# Selling my father's tools - anyone able to help?



## Landlord (24 Mar 2015)

Hello,

This is my first post on UKWorkshop so I apologise if this is the wrong forum. I couldn't work out how to contact a site admin!  

I'll continue with my request in the hope that I haven't broken any site rules...

Sadly my father passed away just before Christmas. Neither my mother nor myself have any need for my father's metal-working tools and therefore are looking to sell them. Unfortunately we (broadly) don't know what the items are and what they are worth.

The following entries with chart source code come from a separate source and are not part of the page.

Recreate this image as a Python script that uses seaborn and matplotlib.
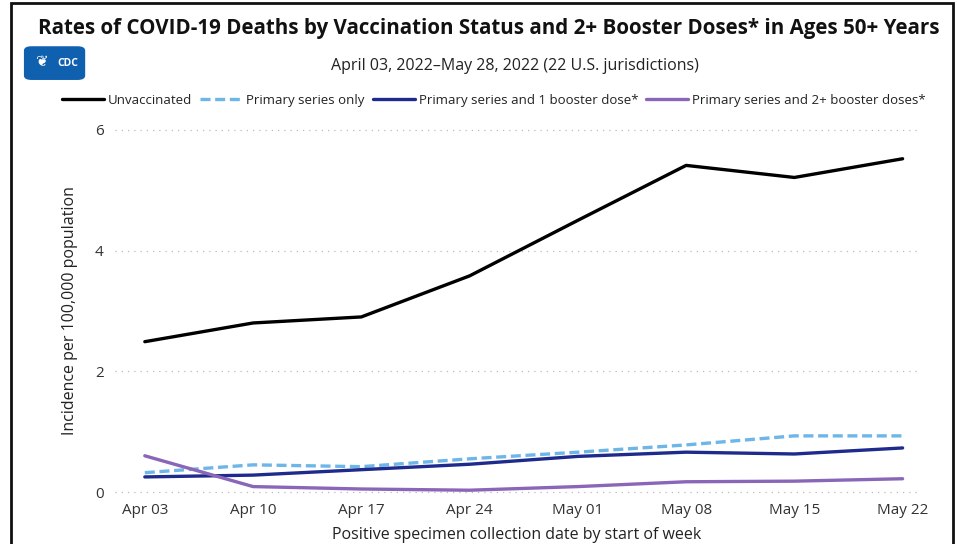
import numpy as np
import matplotlib.pyplot as plt
import seaborn as sns
import pandas as pd
from matplotlib.patches import FancyBboxPatch, Rectangle

# weekly death rates per 100,000, ages 50+
weeks = ["Apr 03", "Apr 10", "Apr 17", "Apr 24", "May 01", "May 08", "May 15", "May 22"]
unvaccinated = [2.49, 2.80, 2.90, 3.58, 4.50, 5.41, 5.21, 5.52]
primary_only = [0.32, 0.45, 0.42, 0.55, 0.66, 0.78, 0.93, 0.93]
one_booster = [0.25, 0.28, 0.37, 0.46, 0.59, 0.66, 0.63, 0.73]
two_booster = [0.60, 0.09, 0.05, 0.03, 0.09, 0.17, 0.18, 0.22]

groups = ["Unvaccinated", "Primary series only",
          "Primary series and 1 booster dose*", "Primary series and 2+ booster doses*"]
colors = ["#000000", "#6EB5E8", "#1E2A8C", "#8A66B8"]

df = pd.DataFrame({
    "week": list(range(len(weeks))) * 4,
    "rate": unvaccinated + primary_only + one_booster + two_booster,
    "group": np.repeat(groups, len(weeks)),
})

sns.set_style("white")
plt.rcParams['font.family'] = ['Open Sans', 'DejaVu Sans']

fig = plt.figure(figsize=(9.57, 5.44), dpi=100)
ax = fig.add_axes([0.120, 0.090, 0.839, 0.677])

sns.lineplot(data=df, x="week", y="rate", hue="group", style="group",
             hue_order=groups, style_order=groups, palette=colors,
             dashes={groups[0]: "", groups[1]: (3, 1.4), groups[2]: "", groups[3]: ""},
             linewidth=2.4, ax=ax, legend=False)

ax.set_xlim(-0.277, 7.14)
ax.set_ylim(-0.05, 6.05)
ax.set_yticks([0, 2, 4, 6])
ax.set_xticks(range(len(weeks)))
ax.set_xticklabels(weeks)
ax.tick_params(axis='both', labelsize=11, colors='#333333', length=0)
ax.tick_params(axis='y', pad=8)
ax.tick_params(axis='x', pad=6)
ax.yaxis.grid(True, linestyle=(0, (1, 4)), color='#bbbbbb', linewidth=0.9)
ax.xaxis.grid(False)
sns.despine(ax=ax, left=True, bottom=True)
ax.set_xlabel("Positive specimen collection date by start of week", fontsize=11.5, color='#222222', labelpad=6)
ax.set_ylabel("Incidence per 100,000 population", fontsize=11.5, color='#222222', labelpad=12)

# legend row
handles = [plt.Line2D([], [], color=c, linewidth=2.4, linestyle=ls)
           for c, ls in zip(colors, ['-', (0, (3, 1.4)), '-', '-'])]
fig.legend(handles, groups, loc='center', bbox_to_anchor=(0.516, 0.816), ncol=4,
           frameon=False, fontsize=9.5, handlelength=3.2, handletextpad=0.3,
           columnspacing=0.6, labelcolor='#222222')

fig.text(0.511, 0.948, "Rates of COVID-19 Deaths by Vaccination Status and 2+ Booster Doses* in Ages 50+ Years",
         ha='center', va='center', fontsize=14.8, fontweight='bold', color='#111111')
fig.text(0.538, 0.879, "April 03, 2022\u2013May 28, 2022 (22 U.S. jurisdictions)",
         ha='center', va='center', fontsize=11.5, color='#222222')

# CDC badge
badge = FancyBboxPatch((0.027, 0.855), 0.060, 0.058, boxstyle="round,pad=0.002,rounding_size=0.008",
                       transform=fig.transFigure, facecolor='#1060B0', edgecolor='none')
fig.patches.append(badge)
fig.text(0.071, 0.884, "CDC", ha='center', va='center', fontsize=7.5, color='white', fontweight='bold')
fig.text(0.043, 0.884, "\u2766", ha='center', va='center', fontsize=11, color='white')

# frame around the figure
frame = Rectangle((0.011, -0.05), 0.985, 1.045, transform=fig.transFigure,
                  fill=False, edgecolor='#111111', linewidth=2)
fig.patches.append(frame)

fig.savefig("out.png", dpi=100)
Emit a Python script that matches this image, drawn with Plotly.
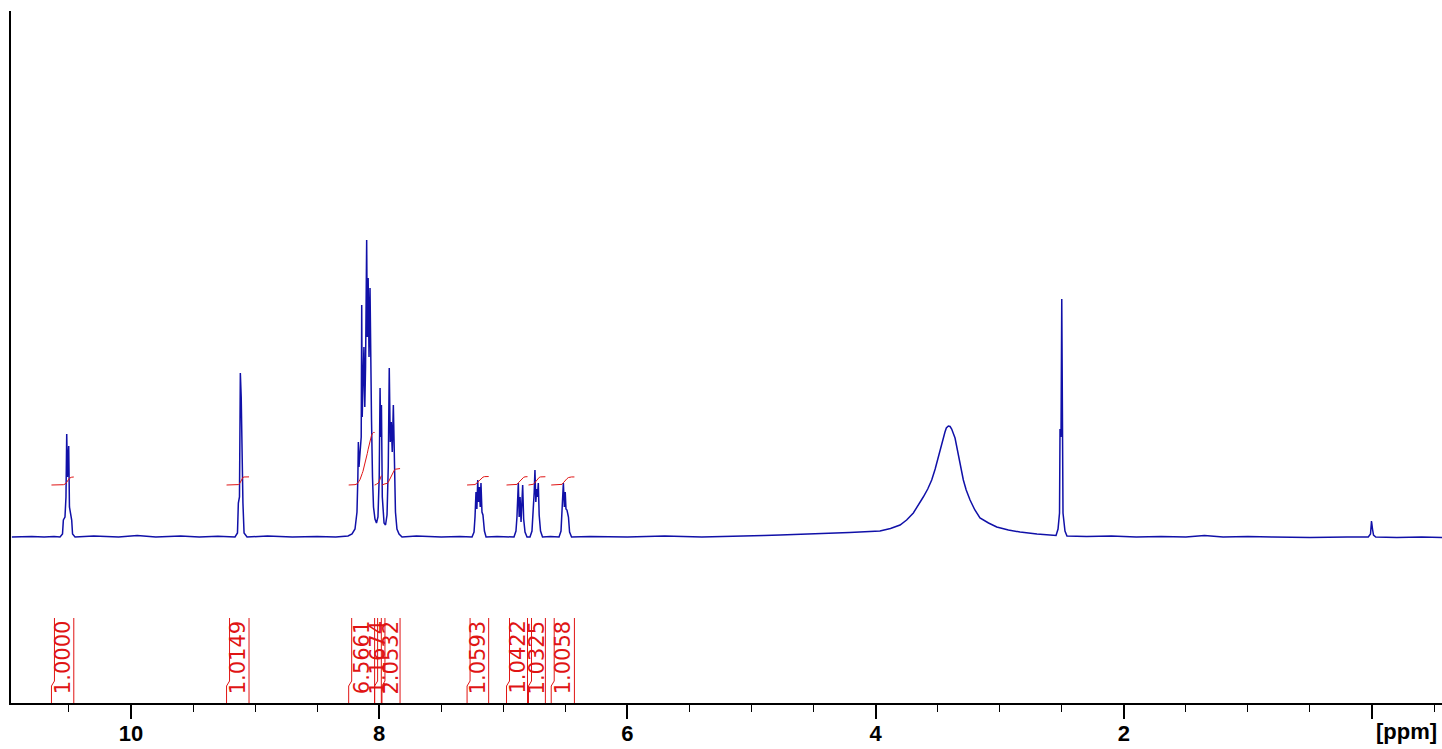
import numpy as np
import plotly.graph_objects as go

# ---------------- data ----------------
# 1H NMR trace: chemical shift (ppm) and intensity (arbitrary units)
spectrum_ppm = [
    10.96, 10.80, 10.70, 10.62,
    10.572, 10.552, 10.545, 10.532, 10.524, 10.518, 10.512, 10.502, 10.496, 10.478, 10.471, 10.451,
    10.30, 10.10, 9.95, 9.80, 9.60, 9.45, 9.30,
    9.162, 9.142, 9.135, 9.126, 9.119, 9.112, 9.106, 9.098, 9.089, 9.065,
    8.90, 8.70, 8.50, 8.35,
    8.251, 8.219, 8.195, 8.179, 8.172, 8.168, 8.163, 8.155, 8.145, 8.141, 8.137, 8.131, 8.123,
    8.116, 8.110, 8.101, 8.096, 8.089, 8.082, 8.074, 8.068, 8.062, 8.054, 8.046, 8.034, 8.022,
    8.010, 8.000, 7.993, 7.988, 7.982, 7.975, 7.961, 7.949, 7.937, 7.927, 7.919, 7.911, 7.903,
    7.895, 7.886, 7.878, 7.869, 7.857, 7.840, 7.816,
    7.70, 7.50, 7.35,
    7.252, 7.236, 7.228, 7.220, 7.213, 7.206, 7.200, 7.193, 7.186, 7.180, 7.172, 7.164, 7.152, 7.139,
    7.05, 6.98,
    6.914, 6.898, 6.890, 6.879, 6.872, 6.865, 6.857, 6.850, 6.844, 6.836, 6.825, 6.809,
    6.785, 6.769, 6.758, 6.751, 6.745, 6.738, 6.731, 6.725, 6.718, 6.711, 6.700, 6.684,
    6.62,
    6.551, 6.535, 6.527, 6.516, 6.508, 6.501, 6.495, 6.487, 6.475, 6.466, 6.450,
    6.30, 6.00, 5.70, 5.40, 5.10, 4.90,
    4.77, 4.45, 4.21, 3.965, 3.88, 3.803, 3.75, 3.696, 3.66, 3.616, 3.58, 3.548, 3.52, 3.495,
    3.47, 3.441, 3.43, 3.414, 3.40, 3.387, 3.36, 3.334, 3.31, 3.293, 3.27, 3.239, 3.20, 3.159,
    3.09, 3.024, 2.93, 2.836, 2.70, 2.621, 2.57,
    2.546, 2.530, 2.518, 2.514, 2.506, 2.500, 2.494, 2.490, 2.474, 2.458,
    2.30, 2.10, 1.90, 1.70, 1.50, 1.35, 1.20, 1.00, 0.80, 0.50, 0.20,
    0.030, 0.012, 0.004, -0.004, -0.012, -0.030,
    -0.20, -0.40, -0.57,
]
spectrum_intensity = [
    0, 0.5, 0, 0.5,
    0, 3, 17, 20, 40, 103, 60, 91, 30, 17, 3, 0,
    1, 0, 1.5, 0, 1, 0, 0.8,
    0, 4, 34, 40, 164, 140, 60, 34, 4, 0,
    1, 0, 0.5, 0,
    1, 3, 8, 25, 60, 95, 70, 85, 100, 232, 120, 150, 190,
    130, 170, 297, 200, 259, 180, 249, 150, 117, 60, 30, 18, 14,
    20, 60, 149, 100, 132, 40, 14, 12, 22, 70, 169, 95, 115,
    85, 132, 60, 25, 8, 3, 0,
    1, 0, 0.5,
    0, 5, 20, 45, 28, 57, 35, 50, 30, 54, 25, 22, 6, 0,
    0.5, 0,
    0, 6, 20, 54, 20, 40, 15, 35, 52, 18, 5, 0,
    0, 6, 25, 45, 67, 35, 48, 40, 54, 22, 6, 0,
    0.5,
    0, 6, 22, 54, 30, 45, 28, 27, 20, 5, 0,
    0.5, 0, 1, 0, 0.5, 1.5,
    2, 3, 4.5, 6, 8.5, 12, 17, 24, 31, 40, 48, 57, 68, 80,
    93, 105, 109, 111, 110.5, 108, 99, 82, 68, 57, 47, 37, 27, 19,
    14, 10, 7, 5, 3, 2, 1.5,
    1.5, 8, 24, 108, 100, 238, 110, 24, 6, 1,
    0.5, 1, 0, 0.5, 0, 1.5, 0, 0.5, 0, -0.5, 0,
    0, 3, 16, 8, 2, 0,
    -0.5, 0, -0.5,
]

# integration regions (ppm, from high to low) and their values
integral_start = [10.641, 9.230, 8.246, 8.037, 7.978, 7.292, 6.974, 6.797, 6.614]
integral_end = [10.461, 9.049, 8.037, 7.983, 7.832, 7.118, 6.805, 6.661, 6.427]
integral_values = [1.0000, 1.0149, 6.5661, 1.1674, 2.0532, 1.0593, 1.0422, 1.0325, 1.0058]

tick_values = [10, 8, 6, 4, 2, 0]
tick_labels = ["10", "8", "6", "4", "2", ""]
axis_unit_label = "[ppm]"

# ---------------- style constants ----------------
SPEC_COLOR = "#1010a8"
INT_COLOR = "#e01414"
INT_BASE = 52          # height of integral curves' start above baseline
INT_SCALE = 8          # rise per integral unit
LBL_BOTTOM, LBL_TOP = -166, -81
X_RANGE = [10.967, -0.564]
Y_RANGE = [-166, 526]
PX_PER_PPM = 124.1

fig = go.Figure()

fig.add_trace(go.Scatter(x=spectrum_ppm, y=spectrum_intensity, mode="lines",
                         line=dict(color=SPEC_COLOR, width=1.5), hoverinfo="skip",
                         showlegend=False))

sp_x = np.array(spectrum_ppm)
sp_y = np.array(spectrum_intensity)
for s, e, v in zip(integral_start, integral_end, integral_values):
    mask = (sp_x < s) & (sp_x > e)
    xs = sp_x[mask]
    ys = np.clip(sp_y[mask], 0, None)
    cum = [0.0]
    for i in range(1, len(xs)):
        cum.append(cum[-1] + 0.5 * (ys[i] + ys[i - 1]) * (xs[i - 1] - xs[i]))
    cum = np.array(cum)
    tot = cum[-1] if cum[-1] > 0 else 1
    cx = [s] + list(xs) + [e]
    cy = [0] + list(cum / tot) + [1]
    cy = [INT_BASE + INT_SCALE * v * c for c in cy]
    fig.add_trace(go.Scatter(x=cx, y=cy, mode="lines",
                             line=dict(color=INT_COLOR, width=1), hoverinfo="skip",
                             showlegend=False))
    # bracket lines of integral labels
    jog = 3 / PX_PER_PPM
    fig.add_trace(go.Scatter(x=[s, s, s - jog, s - jog], y=[LBL_BOTTOM, -149, -144, LBL_TOP],
                             mode="lines", line=dict(color=INT_COLOR, width=1),
                             hoverinfo="skip", showlegend=False))
    fig.add_trace(go.Scatter(x=[e, e], y=[LBL_BOTTOM, LBL_TOP],
                             mode="lines", line=dict(color=INT_COLOR, width=1),
                             hoverinfo="skip", showlegend=False))
    fig.add_annotation(x=(s + e) / 2, y=-120.5, xref="x", yref="y", text=f"{v:.4f}",
                       textangle=-90, showarrow=False,
                       font=dict(family="DejaVu Sans, Arial", size=21, color=INT_COLOR))

fig.add_annotation(x=-0.28, y=-0.041, xref="x", yref="paper", text=axis_unit_label,
                   showarrow=False, yanchor="middle",
                   font=dict(family="Liberation Sans, Arial", size=22, color="black", weight="bold"))

fig.update_layout(
    width=1442, height=749,
    margin=dict(l=11, r=0, t=11, b=46),
    paper_bgcolor="white", plot_bgcolor="white",
    xaxis=dict(range=X_RANGE, showline=True, linecolor="black", linewidth=1.5,
               showgrid=False, zeroline=False, tickmode="array",
               tickvals=tick_values, ticktext=tick_labels,
               ticks="outside", ticklen=14, tickwidth=1.5, tickcolor="black",
               ticklabelstandoff=-4,
               tickfont=dict(family="Liberation Sans, Arial", size=22, color="black", weight="bold"),
               minor=dict(tickmode="linear", tick0=0, dtick=0.5, ticks="outside",
                          ticklen=7, tickwidth=1, tickcolor="black", showgrid=False)),
    yaxis=dict(range=Y_RANGE, showline=True, linecolor="black", linewidth=2,
               showgrid=False, zeroline=False, showticklabels=False, ticks=""),
)

fig.write_html("out.html", config={"displayModeBar": False},
               post_script="document.body.style.margin='0px';document.body.style.overflow='hidden';")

I am hoping that a kindly forum member would be able to come round and help me with advice with a view to selling the items for a fair price. They are located in Great Missenden, Buckinghamshire and, as a added bonus, we own a pub so actual beers tokens are available for the help given! :lol: 

Thanks in advance,
Phil.


----------



## flh801978 (24 Mar 2015)

Just post a few pictures up and we can advise

Ian


----------



## porker (24 Mar 2015)

Hi Phil - I live just up the road from you (Wendover) and metalwork is a hobby of mine. Happy to take a look and offer my advice for what its worth. Please feel free to PM me.


----------



## Landlord (30 Mar 2015)

porker":8cg1ff3v said:


> Hi Phil - I live just up the road from you (Wendover) and metalwork is a hobby of mine. Happy to take a look and offer my advice for what its worth. Please feel free to PM me.

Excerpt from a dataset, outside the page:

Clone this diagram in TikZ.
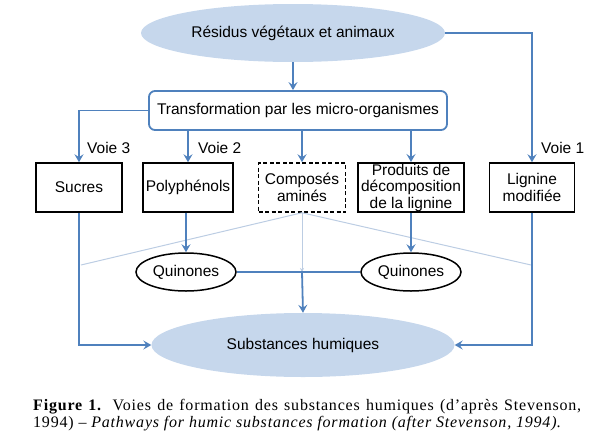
\documentclass[tikz,border=0pt]{standalone}
\usepackage{fontspec}
\usepackage{tikz}
\usetikzlibrary{shapes.geometric,arrows.meta}
\newfontfamily\diagfont{Liberation Sans}
\newfontfamily\capfont[LetterSpace=5]{Liberation Serif}
\definecolor{flowBlue}{RGB}{79,129,189}
\definecolor{fillBlue}{RGB}{198,215,236}
\definecolor{faintBlue}{RGB}{188,205,227}

\tikzset{
  flow/.style={draw=flowBlue, line width=1.8pt, -{Stealth[length=8pt,width=9pt,inset=3pt]}},
  link/.style={draw=flowBlue, line width=1.8pt},
  faint/.style={draw=faintBlue, line width=1pt},
  blob/.style={ellipse, fill=fillBlue, inner sep=0pt},
  stage/.style={draw, line width=1.5pt, inner sep=1pt, minimum height=49pt, align=center},
  quin/.style={ellipse, draw, line width=1.5pt, minimum width=100pt, minimum height=38pt, inner sep=0pt},
  voie/.style={anchor=west, inner sep=0pt},
}

\begin{document}
\begin{tikzpicture}[x=1pt, y=-1pt, font=\diagfont\fontsize{15.5}{16.5}\selectfont]
    \useasboundingbox (0,0) rectangle (595,445);

    % Top ellipse and transformation box
    \node[blob, minimum width=304pt, minimum height=58pt] (res) at (293,33) {Résidus végétaux et animaux};
    \node[draw=flowBlue, line width=1.8pt, rounded corners=6pt, minimum width=298pt, minimum height=39pt] (trans) at (298,110.5) {Transformation par les micro-organismes};

    % Intermediate products
    \node[stage, minimum width=86pt] (sucres) at (79,187.5) {Sucres};
    \node[stage, minimum width=90pt] (poly) at (188,187.5) {Polyphénols};
    \node[stage, dash pattern=on 4pt off 2.5pt, minimum width=87pt] (amines) at (302,187.5) {Composés\\aminés};
    \node[stage, minimum width=106pt] (lignprod) at (411,187.5) {Produits de\\décomposition\\de la lignine};
    \node[stage, minimum width=85pt] (lignmod) at (532,187.5) {Lignine\\modifiée};

    % Quinones and humic substances
    \node[quin] (quinL) at (186,272) {Quinones};
    \node[quin] (quinR) at (411,272) {Quinones};
    \node[blob, minimum width=303pt, minimum height=64pt] (humiques) at (303,345) {Substances humiques};

    % Pathway labels
    \node[voie] (v3) at (87,148) {Voie 3};
    \node[voie] (v2) at (198,148) {Voie 2};
    \node[voie] (v1) at (541,148) {Voie 1};

    % Faint links from the amino compounds
    \coordinate (mid) at (302,272);
    \coordinate (faintL) at (81,265);
    \coordinate (faintR) at (531,265);
    \draw[faint] (faintL) -- (amines.south) -- (faintR);
    \draw[faint, -{Stealth[length=4pt,width=4pt]}] (amines.south) -- (mid);

    % Upper arrows
    \draw[flow] (res.south) -- (res.south |- trans.north);
    \draw[flow] (trans.west) -| (sucres.north);
    \draw[flow] (trans.south -| poly.north) -- (poly.north);
    \draw[flow] (trans.south -| amines.north) -- (amines.north);
    \draw[flow] (trans.south -| lignprod.north) -- (lignprod.north);
    \draw[flow] (res.east) -| (lignmod.north);

    % Lower arrows
    \draw[flow] (poly.south -| quinL.north) -- (quinL.north);
    \draw[flow] (lignprod.south) -- (quinR.north);
    \draw[link] (quinL.east) -- (quinR.west);
    \draw[flow] (mid) -- (humiques.north);
    \draw[flow] (sucres.south) |- (humiques.west);
    \draw[flow] (lignmod.south) |- (humiques.east);

    % Caption
    \node[anchor=north west, inner sep=0pt, text width=548pt, align=justify, font=\capfont\fontsize{16}{17.5}\selectfont] (caption) at (33,399) {\textbf{Figure 1.} Voies de formation des substances humiques (d’après Stevenson, 1994) – \textit{Pathways for humic substances formation (after Stevenson, 1994)}.};
  \end{tikzpicture}
\end{document}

That'd be perfect. Thank you  

PM on its way.


----------



## Landlord (30 Mar 2015)

Ehem. I can't work out how to send a PM 

Would you be able to PM me or tell me how to send one? Than you!


----------



## marcros (30 Mar 2015)

You probably couldn't. Now you have 3 posts you can. 

There is a pm button at the bottom of each persons message. Click on it below the person that you want to pm and follow it from there. 

It will sit in your outbox until it is read so don't worry.


----------



## porker (30 Mar 2015)

@Landlord. PM sent..


----------



## Alf Beharie (19 Apr 2015)

Are the tools still available?...If so, any pics of them so we can work out what they are? You cannot post pics until you have made three posts...You made three in this thread so you should be ok now.


----------



## porker (19 Apr 2015)

Hi, 
I hope Phil doesn't mind me answering this post as I'm not sure how often he has time to visit the forum but I went and had a look at the tools in question a week or so ago and as far as I know he has not sold them yet and I was going to help him describe them. There are a lot of bits and pieces but the main items are all in very good condition and include a metal lathe, heavy duty bandsaw and a lot of machining tools like rotary table and dividing head as well as lots of cutter, drills etc., height gauge, nice Mitutoyo calipers etc. His father clearly looked after his tools and bought good quality. 
I dropped him a note yesterday so should know how he wants to sell them shortly.
Matt


----------



## Alf Beharie (19 Apr 2015)

porker":11zyt2v4 said:


> Hi,
> I hope Phil doesn't mind me answering this post as I'm not sure how often he has time to visit the forum but I went and had a look at the tools in question a week or so ago and as far as I know he has not sold them yet and I was going to help him describe them. There are a lot of bits and pieces but the main items are all in very good condition and include a metal lathe, heavy duty bandsaw and a lot of machining tools like rotary table and dividing head as well as lots of cutter, drills etc., height gauge, nice Mitutoyo calipers etc. His father clearly looked after his tools and bought good quality.
> I dropped him a note yesterday so should know how he wants to sell them shortly.
> Matt



Thanks for the info Matt. I have an old wartime LeBlonde lend-lease metal lathe that can turn up to 10" but a bigger one would be nice...Did it look like a 12 incher?


----------



## porker (19 Apr 2015)

Hi Alf,
The lathe is a Warco GH750 which is the same as a Chester Cub630, basically a 300 x 750 machine so can swing 12". Very tidy looking machine and didn't look like its done much work. 
HTH
Matt


----------



## seaco (20 Apr 2015)

Any pics there are several here that could be interested?


----------